**BRIEF**
Give only the number of lines in the records below that contain the word "this".

Plotting code records
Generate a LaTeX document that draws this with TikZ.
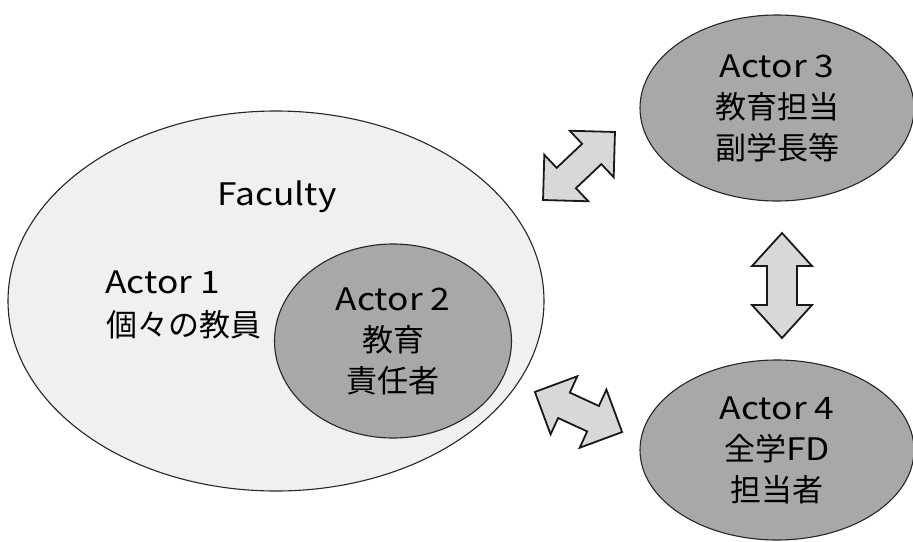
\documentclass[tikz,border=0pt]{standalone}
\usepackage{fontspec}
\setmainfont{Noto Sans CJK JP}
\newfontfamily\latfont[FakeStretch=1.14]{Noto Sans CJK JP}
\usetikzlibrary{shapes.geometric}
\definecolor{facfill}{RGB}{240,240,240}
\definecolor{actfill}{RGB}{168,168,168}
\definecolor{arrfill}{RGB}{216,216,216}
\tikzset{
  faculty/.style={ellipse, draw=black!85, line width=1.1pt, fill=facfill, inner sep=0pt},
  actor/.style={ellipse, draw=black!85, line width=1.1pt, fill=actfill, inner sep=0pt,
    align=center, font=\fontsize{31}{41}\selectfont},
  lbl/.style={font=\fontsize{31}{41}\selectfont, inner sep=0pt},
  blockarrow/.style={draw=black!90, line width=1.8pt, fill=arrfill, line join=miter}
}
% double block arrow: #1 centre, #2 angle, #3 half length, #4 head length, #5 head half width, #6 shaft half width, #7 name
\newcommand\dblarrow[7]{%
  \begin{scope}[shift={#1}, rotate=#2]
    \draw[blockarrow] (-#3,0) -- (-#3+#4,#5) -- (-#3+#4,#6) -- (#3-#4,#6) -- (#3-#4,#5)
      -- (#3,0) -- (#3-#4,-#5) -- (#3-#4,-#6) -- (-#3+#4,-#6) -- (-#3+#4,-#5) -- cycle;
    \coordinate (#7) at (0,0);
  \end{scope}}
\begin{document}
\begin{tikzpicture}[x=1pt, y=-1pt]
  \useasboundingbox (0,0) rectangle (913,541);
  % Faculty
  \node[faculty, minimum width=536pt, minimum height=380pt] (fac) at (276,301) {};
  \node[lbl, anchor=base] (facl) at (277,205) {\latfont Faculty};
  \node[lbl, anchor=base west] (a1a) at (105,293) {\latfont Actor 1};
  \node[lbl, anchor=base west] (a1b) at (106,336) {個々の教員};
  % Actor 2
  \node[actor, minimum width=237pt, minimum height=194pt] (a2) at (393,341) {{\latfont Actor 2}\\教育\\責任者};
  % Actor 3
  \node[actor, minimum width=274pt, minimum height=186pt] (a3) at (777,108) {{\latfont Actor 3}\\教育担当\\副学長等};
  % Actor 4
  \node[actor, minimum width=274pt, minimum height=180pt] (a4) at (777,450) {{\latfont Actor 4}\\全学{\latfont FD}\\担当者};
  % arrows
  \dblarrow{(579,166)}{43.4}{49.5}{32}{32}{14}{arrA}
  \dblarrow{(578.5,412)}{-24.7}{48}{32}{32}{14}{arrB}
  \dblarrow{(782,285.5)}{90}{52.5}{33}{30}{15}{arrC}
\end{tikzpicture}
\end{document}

---

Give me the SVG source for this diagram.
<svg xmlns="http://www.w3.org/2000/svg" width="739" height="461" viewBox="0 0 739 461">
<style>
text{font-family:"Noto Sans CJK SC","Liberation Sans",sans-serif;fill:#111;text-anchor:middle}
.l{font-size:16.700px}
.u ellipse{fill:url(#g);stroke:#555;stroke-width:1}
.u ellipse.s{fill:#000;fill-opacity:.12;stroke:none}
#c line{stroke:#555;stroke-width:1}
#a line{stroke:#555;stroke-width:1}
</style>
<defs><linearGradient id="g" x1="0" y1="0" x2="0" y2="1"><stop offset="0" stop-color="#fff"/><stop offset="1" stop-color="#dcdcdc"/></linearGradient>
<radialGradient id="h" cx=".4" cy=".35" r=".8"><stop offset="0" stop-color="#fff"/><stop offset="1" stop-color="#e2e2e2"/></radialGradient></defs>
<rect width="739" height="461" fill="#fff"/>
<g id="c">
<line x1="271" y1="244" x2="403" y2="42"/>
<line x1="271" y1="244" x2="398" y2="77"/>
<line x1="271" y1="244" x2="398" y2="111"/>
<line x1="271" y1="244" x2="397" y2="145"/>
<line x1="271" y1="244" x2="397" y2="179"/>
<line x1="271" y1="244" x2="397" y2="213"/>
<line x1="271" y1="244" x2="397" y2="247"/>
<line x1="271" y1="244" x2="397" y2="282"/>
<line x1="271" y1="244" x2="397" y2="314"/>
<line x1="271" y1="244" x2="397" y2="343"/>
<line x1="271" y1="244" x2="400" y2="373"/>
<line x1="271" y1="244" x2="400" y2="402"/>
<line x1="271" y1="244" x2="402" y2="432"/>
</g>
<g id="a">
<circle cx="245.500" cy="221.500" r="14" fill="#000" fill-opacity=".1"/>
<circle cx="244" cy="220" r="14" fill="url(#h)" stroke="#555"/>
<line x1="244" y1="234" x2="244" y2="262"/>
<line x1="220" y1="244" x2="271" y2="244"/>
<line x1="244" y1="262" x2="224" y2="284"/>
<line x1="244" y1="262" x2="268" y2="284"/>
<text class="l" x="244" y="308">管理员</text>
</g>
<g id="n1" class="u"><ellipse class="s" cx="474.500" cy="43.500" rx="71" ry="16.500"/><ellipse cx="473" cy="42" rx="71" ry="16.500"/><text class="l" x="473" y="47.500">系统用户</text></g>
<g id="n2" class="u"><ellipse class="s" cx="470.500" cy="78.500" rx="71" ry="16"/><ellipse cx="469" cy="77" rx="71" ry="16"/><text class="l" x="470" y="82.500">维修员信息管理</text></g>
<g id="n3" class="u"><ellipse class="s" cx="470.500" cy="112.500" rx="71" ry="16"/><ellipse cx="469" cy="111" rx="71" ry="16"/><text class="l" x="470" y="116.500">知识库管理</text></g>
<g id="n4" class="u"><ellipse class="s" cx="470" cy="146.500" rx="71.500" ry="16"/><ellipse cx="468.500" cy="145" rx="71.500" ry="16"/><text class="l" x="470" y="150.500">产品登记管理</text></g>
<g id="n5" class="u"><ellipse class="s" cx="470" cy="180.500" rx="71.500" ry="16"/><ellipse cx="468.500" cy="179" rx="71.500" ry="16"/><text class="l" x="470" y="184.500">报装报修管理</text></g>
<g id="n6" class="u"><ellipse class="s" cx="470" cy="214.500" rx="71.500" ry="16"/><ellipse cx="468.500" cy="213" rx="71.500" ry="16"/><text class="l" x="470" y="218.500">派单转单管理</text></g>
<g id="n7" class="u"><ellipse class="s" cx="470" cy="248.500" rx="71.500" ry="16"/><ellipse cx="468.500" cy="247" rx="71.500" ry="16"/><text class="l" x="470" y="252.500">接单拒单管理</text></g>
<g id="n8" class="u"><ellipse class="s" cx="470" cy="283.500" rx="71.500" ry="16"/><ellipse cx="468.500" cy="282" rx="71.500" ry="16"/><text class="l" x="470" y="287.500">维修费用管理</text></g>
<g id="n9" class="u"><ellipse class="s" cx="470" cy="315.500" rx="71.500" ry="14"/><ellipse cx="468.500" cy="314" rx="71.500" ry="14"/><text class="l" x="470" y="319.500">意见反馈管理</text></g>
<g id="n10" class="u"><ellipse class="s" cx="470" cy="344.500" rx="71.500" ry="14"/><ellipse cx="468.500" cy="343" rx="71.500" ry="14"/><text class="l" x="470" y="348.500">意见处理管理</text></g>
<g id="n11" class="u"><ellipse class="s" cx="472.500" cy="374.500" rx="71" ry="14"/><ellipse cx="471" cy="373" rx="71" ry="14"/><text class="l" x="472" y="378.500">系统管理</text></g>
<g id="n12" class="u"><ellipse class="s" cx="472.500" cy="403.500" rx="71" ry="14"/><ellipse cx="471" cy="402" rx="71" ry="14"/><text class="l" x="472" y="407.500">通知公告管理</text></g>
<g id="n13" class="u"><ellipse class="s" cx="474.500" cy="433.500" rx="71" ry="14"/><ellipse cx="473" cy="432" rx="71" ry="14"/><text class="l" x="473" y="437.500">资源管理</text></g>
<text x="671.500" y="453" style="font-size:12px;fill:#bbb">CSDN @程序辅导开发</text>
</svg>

**SOLUTION**
2